Possible source of Duplicate Stations

Hello OCM,

I see quite a few instances of duplicate stations in which the station with the lower OCM number has no Operational Status field set. I am wondering if new imports of the AFDC automatically generate a duplicate because the existing station at that location can not be found when this field is blank.

Here’s one example, but there are many.

OCM-121591 (Walmart 124 Little Rock) has no Operational Status.

OCM-122748 is a duplicate of the above.

Andy

1 Like

Thanks for raising that Andy, I’ve not seen that issue before.

Looks like many date from 2019 or thereabouts and about 5k affected (so 2.5K duplicates in that data set of 67K). I’ll have a look at whether we can clean these up as a batch at some point.

I have been finding that the higher-numbered OCM-Id’s are generally closer to true location of the chargers.

I’ve got an automated duplicate detector and have been removing them by hand in the US. I would be happy to send a list of duplicate OCM-pairs, …

Andy

Thanks @AndyK I’ve applied an automated cleanup for most of these (highest ID preferred except where there are user comments or photos) plus some manual work for about 60 or so items.

Okay, cool, thank you!

I must have a slightly different algorithm because I’m still detecting some duplicates.

For instance OCM-113045 and OCM-123618 at 1340 North Fourth Street, Wytheville, Virginia 24382 I’m correctly flagging as duplicates.

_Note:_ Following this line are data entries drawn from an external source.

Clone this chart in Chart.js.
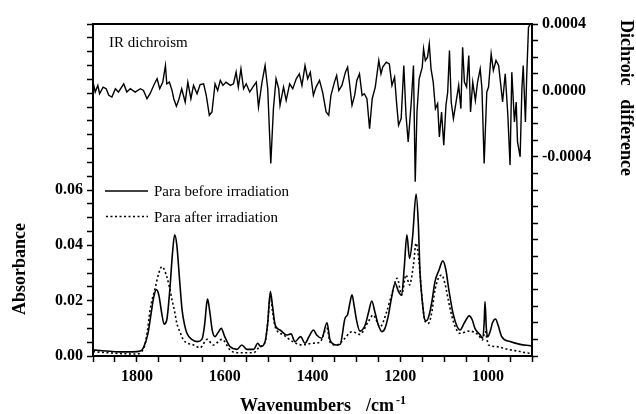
<!DOCTYPE html>
<html>
<head>
<meta charset="utf-8">
<script src="https://cdn.jsdelivr.net/npm/chart.js@4"></script>
<style>
  html, body { margin: 0; padding: 0; background: #fff; }
  #wrap { width: 636px; height: 414px; }
</style>
</head>
<body>
<div id="wrap"><canvas id="irChart" width="636" height="414"></canvas></div>
<script>
// Wavenumber tick labels (cm-1) and y tick labels
const xTickLabels = [1800, 1600, 1400, 1200, 1000];
const absTickLabels = [0, 0.02, 0.04, 0.06];
const dichroTickLabels = [4, 0, -4]; // in units of 1e-4

// Absorbance, before irradiation
const beforeWn = [1900, 1870, 1840, 1810, 1792, 1785, 1775, 1768, 1762, 1756, 1750, 1744, 1738, 1732, 1725, 1719, 1714, 1709, 1703, 1697,
  1691, 1686, 1675, 1663, 1652, 1646, 1641, 1639, 1634, 1628, 1622, 1615, 1608, 1600, 1588, 1572, 1561, 1549, 1534, 1525,
  1518, 1508, 1502, 1496, 1491, 1485, 1474, 1459, 1449, 1440, 1427, 1417, 1408, 1398, 1390, 1379, 1367, 1360, 1345, 1337,
  1326, 1320, 1315, 1310, 1305, 1299, 1292, 1280, 1272, 1265, 1258, 1250, 1242, 1235, 1227, 1220, 1212, 1204, 1197, 1191,
  1185, 1179, 1172, 1164, 1159, 1155, 1150, 1144, 1140, 1134, 1128, 1121, 1112, 1103, 1096, 1090, 1079, 1064, 1054, 1043,
  1036, 1030, 1018, 1013, 1009, 1007, 1004, 1001, 995, 990, 983, 977, 969, 950, 927, 904, 900];
const beforeAbs = [0.0022, 0.0018, 0.0015, 0.0015, 0.0018, 0.003, 0.008, 0.015, 0.021, 0.024, 0.022, 0.016, 0.0115, 0.013, 0.024, 0.037, 0.0438, 0.040, 0.028, 0.0166,
  0.011, 0.0082, 0.006, 0.0052, 0.006, 0.011, 0.019, 0.0206, 0.016, 0.009, 0.007, 0.0085, 0.010, 0.007, 0.0034, 0.0024, 0.004, 0.0024, 0.0024, 0.0046,
  0.0034, 0.0052, 0.012, 0.0233, 0.018, 0.0112, 0.0094, 0.0076, 0.008, 0.0052, 0.007, 0.0046, 0.007, 0.0094, 0.0075, 0.0064, 0.012, 0.0058, 0.004, 0.0042,
  0.0136, 0.015, 0.019, 0.0221, 0.018, 0.0124, 0.009, 0.0112, 0.016, 0.0199, 0.016, 0.0112, 0.0088, 0.010, 0.0148, 0.021, 0.0263, 0.0233, 0.022, 0.032,
  0.0438, 0.0353, 0.043, 0.0585, 0.048, 0.030, 0.020, 0.013, 0.0128, 0.015, 0.0197, 0.0269, 0.031, 0.0344, 0.031, 0.0245, 0.0148, 0.0094, 0.012, 0.0145,
  0.013, 0.010, 0.0076, 0.0064, 0.012, 0.0197, 0.010, 0.007, 0.009, 0.012, 0.0134, 0.011, 0.007, 0.0052, 0.0042, 0.0037, 0.0036];

// Absorbance, after irradiation
const afterWn = [1900, 1850, 1800, 1790, 1783, 1776, 1770, 1758, 1750, 1743, 1737, 1732, 1726, 1720, 1714, 1709, 1700, 1694, 1671, 1656,
  1640, 1626, 1606, 1588, 1572, 1534, 1520, 1508, 1502, 1496, 1491, 1485, 1466, 1443, 1424, 1401, 1383, 1367, 1360, 1345,
  1330, 1310, 1292, 1273, 1262, 1246, 1231, 1220, 1207, 1197, 1187, 1179, 1170, 1164, 1158, 1150, 1144, 1136, 1128, 1121,
  1106, 1098, 1090, 1079, 1064, 1043, 1022, 1013, 1007, 999, 980, 958, 927, 904, 900];
const afterAbs = [0.0016, 0.0010, 0.0007, 0.0015, 0.0034, 0.009, 0.0166, 0.0248, 0.030, 0.0323, 0.031, 0.0287, 0.025, 0.0203, 0.016, 0.0118, 0.008, 0.0058, 0.004, 0.003,
  0.006, 0.004, 0.006, 0.0022, 0.0012, 0.0012, 0.0034, 0.005, 0.012, 0.022, 0.016, 0.0106, 0.0076, 0.005, 0.004, 0.0046, 0.005, 0.010, 0.005, 0.004,
  0.0058, 0.0088, 0.0078, 0.0124, 0.0148, 0.0106, 0.016, 0.022, 0.0281, 0.022, 0.0293, 0.0257, 0.033, 0.0408, 0.035, 0.020, 0.0127, 0.0118, 0.016, 0.0239,
  0.0293, 0.026, 0.0197, 0.0124, 0.0082, 0.009, 0.0076, 0.0058, 0.0088, 0.004, 0.0034, 0.0025, 0.0016, 0.001, 0.001];

// IR dichroism (dichroic difference, units of 1e-4)
const dichroWn = [1900, 1899, 1895, 1889, 1885, 1877, 1870, 1864, 1857, 1849, 1842, 1830, 1823, 1815, 1804, 1792, 1785, 1777, 1770, 1760,
  1754, 1748, 1741, 1735, 1732, 1726, 1720, 1716, 1710, 1705, 1698, 1690, 1684, 1677, 1671, 1663, 1656, 1648, 1642, 1635,
  1629, 1622, 1616, 1610, 1604, 1597, 1587, 1580, 1574, 1569, 1563, 1557, 1551, 1543, 1536, 1528, 1523, 1515, 1508, 1502,
  1495, 1489, 1483, 1477, 1474, 1466, 1460, 1452, 1445, 1437, 1430, 1424, 1417, 1411, 1405, 1398, 1392, 1384, 1377, 1369,
  1363, 1358, 1350, 1345, 1340, 1333, 1325, 1320, 1316, 1310, 1304, 1299, 1293, 1287, 1282, 1276, 1270, 1264, 1257, 1249,
  1244, 1240, 1232, 1225, 1219, 1213, 1208, 1204, 1198, 1192, 1187, 1182, 1175, 1170, 1166, 1162, 1157, 1150, 1147, 1143,
  1138, 1134, 1130, 1125, 1120, 1115, 1111, 1106, 1101, 1096, 1092, 1088, 1084, 1079, 1073, 1067, 1062, 1058, 1054, 1049,
  1044, 1040, 1035, 1029, 1024, 1018, 1014, 1009, 1003, 999, 993, 988, 982, 976, 971, 967, 961, 955, 950, 946,
  940, 936, 933, 927, 923, 920, 915, 912, 908, 904];
const dichroVal = [0.1, 0.4, -0.1, 0.3, -0.2, 0.2, 0.1, -0.3, -0.4, 0.1, -0.1, 0.4, -0.1, 0.1, -0.1, 0.1, 0, -0.5, -0.2, 0.4,
  0.7, 0.1, 0.5, 1.5, 0.4, 0.5, 0, -0.5, -0.95, -0.6, 0.1, -0.7, 0.5, -0.5, 0.3, -0.2, 0.35, 0.4, -0.3, -1.5,
  -1.3, 0.4, 0, 0.6, 0.3, 0.5, 0.3, 0.4, 1.1, 0.2, 1.3, 0.1, 0.4, -0.1, 0.2, 0.5, -1.0, 0.5, 1.5, 0.1,
  -4.4, -1.1, 0.7, 0.1, -0.9, 0.2, -0.6, 0.4, 0.1, 0.7, 1.0, 0.3, 1.5, 0.7, 1.1, -0.3, 0.2, 0.6, -0.1, -1.3,
  -1.5, -0.3, 0.5, 0.9, 0, 0.3, 1.1, 1.4, 0.5, -0.9, -0.3, 0.6, 1.0, -0.3, -0.2, -0.5, -2.3, -0.5, 0.2, 1.8,
  1.0, 1.4, 1.7, 1.6, 0.3, 0.8, -0.9, -2.1, -1.7, 1.5, -1.5, -3.1, -0.7, 1.5, -5.5, -1.3, 0.7, 1.4, 2.5, 1.8,
  2.0, 2.8, 1.3, 0.5, -1.1, -0.8, -2.8, -1.3, -3.3, -0.9, -0.1, 2.4, -0.7, -1.7, -0.7, 0.3, -1.1, 2.6, 0.5, 0.2,
  2.1, -1.3, 0.5, -0.6, 0.5, 1.3, 0.1, -4.4, -0.1, 0.2, 2.2, 1.2, 1.8, 1.5, 0.3, -0.7, 1.0, -1.5, -4.5, 1.1,
  -1.9, -0.7, -3.1, -4.0, 0.1, 1.5, -1.9, 0.9, 3.8, 4.0];

const SERIF = '"Liberation Serif", "Times New Roman", serif';

function toPoints(xs, ys) {
  return xs.map((x, i) => ({ x: x, y: ys[i] }));
}

const tickFont = { family: SERIF, size: 16, weight: 'bold' };
const tickGrid = { drawOnChartArea: false, drawTicks: true, tickLength: 6, tickColor: '#000', tickWidth: 1.5 };
const axisBorder = { display: true, color: '#000', width: 2 };

// Texts placed by hand: panel label, legend, axis titles
const annotations = {
  id: 'annotations',
  afterDraw(chart) {
    const c = chart.ctx;
    c.save();
    c.fillStyle = '#000';
    c.strokeStyle = '#000';
    c.textBaseline = 'alphabetic';

    c.font = '15px ' + SERIF;
    c.fillText('IR dichroism', 109, 47);

    // legend
    c.lineWidth = 1.5;
    c.beginPath();
    c.moveTo(105, 191);
    c.lineTo(148, 191);
    c.stroke();
    c.fillText('Para before irradiation', 154, 195.5);

    c.setLineDash([2, 2.5]);
    c.beginPath();
    c.moveTo(106, 216.5);
    c.lineTo(148, 216.5);
    c.stroke();
    c.setLineDash([]);
    c.fillText('Para after irradiation', 154, 221.5);

    // axis titles
    c.font = 'bold 18px ' + SERIF;
    c.save();
    c.translate(25, 269);
    c.rotate(-Math.PI / 2);
    c.textAlign = 'center';
    c.fillText('Absorbance', 0, 0);
    c.restore();

    c.save();
    c.translate(621, 98);
    c.rotate(Math.PI / 2);
    c.textAlign = 'center';
    c.fillText('Dichroic   difference', 0, 0);
    c.restore();

    c.fillText('Wavenumbers', 240, 411);
    c.fillText('/cm', 366, 411);
    const w = c.measureText('/cm').width;
    c.font = 'bold 12px ' + SERIF;
    c.fillText('-1', 366 + w + 2, 404);

    c.restore();
  }
};

new Chart(document.getElementById('irChart'), {
  type: 'line',
  data: {
    datasets: [
      {
        label: 'IR dichroism',
        data: toPoints(dichroWn, dichroVal),
        xAxisID: 'x', yAxisID: 'y2',
        borderColor: '#000', borderWidth: 1.4,
        pointRadius: 0, tension: 0
      },
      {
        label: 'Para before irradiation',
        data: toPoints(beforeWn, beforeAbs),
        xAxisID: 'x', yAxisID: 'y',
        borderColor: '#000', borderWidth: 1.6,
        pointRadius: 0, cubicInterpolationMode: 'monotone'
      },
      {
        label: 'Para after irradiation',
        data: toPoints(afterWn, afterAbs),
        xAxisID: 'x', yAxisID: 'y',
        borderColor: '#000', borderWidth: 1.6, borderDash: [2, 2.5],
        pointRadius: 0, cubicInterpolationMode: 'monotone'
      }
    ]
  },
  options: {
    responsive: false,
    animation: false,
    layout: { padding: 0 },
    plugins: {
      legend: { display: false },
      tooltip: { enabled: false }
    },
    scales: {
      x: {
        type: 'linear', position: 'bottom', reverse: true,
        min: 900, max: 1900,
        afterFit: (s) => { s.height = 58; },
        ticks: {
          stepSize: 50, autoSkip: false, maxRotation: 0, padding: 5,
          color: '#000', font: tickFont,
          callback: (v) => xTickLabels.includes(v) ? String(v) : ''
        },
        grid: tickGrid,
        border: axisBorder
      },
      x2: {
        type: 'linear', position: 'top', reverse: true,
        min: 900, max: 1900,
        afterFit: (s) => { s.height = 24; },
        ticks: { display: false },
        grid: { drawOnChartArea: false, drawTicks: false },
        border: axisBorder
      },
      y: {
        type: 'linear', position: 'left',
        min: 0, max: 0.12,
        afterFit: (s) => { s.width = 93; },
        ticks: {
          stepSize: 0.005, autoSkip: false, padding: 4,
          color: '#000', font: tickFont,
          callback: (v) => absTickLabels.some(t => Math.abs(t - v) < 1e-9) ? v.toFixed(2) : ''
        },
        grid: tickGrid,
        border: axisBorder
      },
      y2: {
        type: 'linear', position: 'right',
        min: -16, max: 4,
        afterFit: (s) => { s.width = 104; },
        ticks: {
          stepSize: 1, autoSkip: false, padding: 4,
          color: '#000', font: tickFont,
          callback: (v) => dichroTickLabels.some(t => Math.abs(t - v) < 1e-9) ? (v * 1e-4).toFixed(4) : ''
        },
        grid: tickGrid,
        border: axisBorder
      }
    }
  },
  plugins: [annotations]
});
</script>
</body>
</html>
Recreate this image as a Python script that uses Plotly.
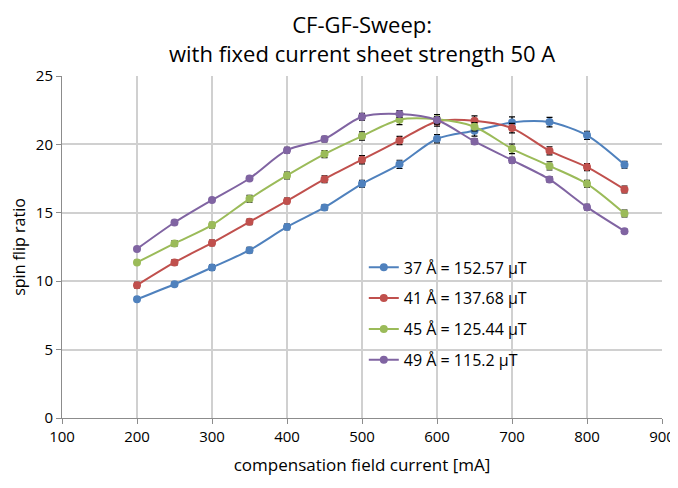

My algorithm looks for same Region (E.g., Texas or British Columbia), same Provider, and within 100 meters of each other. Note that I’m hand checking these so I’m not concerned with false matches, which I have seen.

Some of the duplicate stations are pretty far apart. For instance OCM-280697 and OCM-282032 at 13306 Saint John Church Rd, Stony Creek, VA, 23882 which are 70 meters from each other.

Thanks!
Andy

Thanks @AndyK the changes I made were only focused on duplicated data provider references so two items appearing in the imported data with the same data providers reference.

We do have generic de-duplication on imports (I think it might be to 50m radius but I can’t remember without looking at the code) but we don’t enforce deduplication for edits, so if someone manually submits a location we will ask if they are sure they’re not submitting a duplicate, but we won’t prevent it if they insist.

We do have an admin report that analyses the data set for duplicates but there are so many potential duplicates it’s basically useless.

Looking at the detailed JSON data it’s possible to determine how the OCM-280697 / OCM-282032 duplicate came about.

  1. Construction of the station on the NE corner of the Davis Travel center was underway in 2023 July per the Google Maps camera car images.

  2. A user added OCM-280697 on 2023-11-29 using http://openchargemap.org. The lat/lng are ~ 70 meters away from the true chargers location.

  3. An automated data import from afdc.energy.gov occurred on 2023-12-04 (about a week later) and created duplicate OCM-282032.

So the user created the first entry and the automated import of AFDC created the duplicate.

The addresses are also slightly different.
USER: 13306 Saint John Church Rd, Stony Creek, VA, 23882
AFDC: 13306 St John Church Rd, Stony Creek, VA, 23882
GOOGLE: 13306 St John Church Rd, Stony Creek, VA 23882

I’m guessing that the user being off by over 50 meters and the slight address discrepancies lead to the duplicate not being detected by the automated importer.

Based on this thread in which you mention, “focused on duplicated data provider references” to avoid duplicate detection, it’s probably best to retain the AFDC-generated station data. However, I’ll attempt to sleuth a few more duplicates to see if this is a consistent pattern, especially across providers.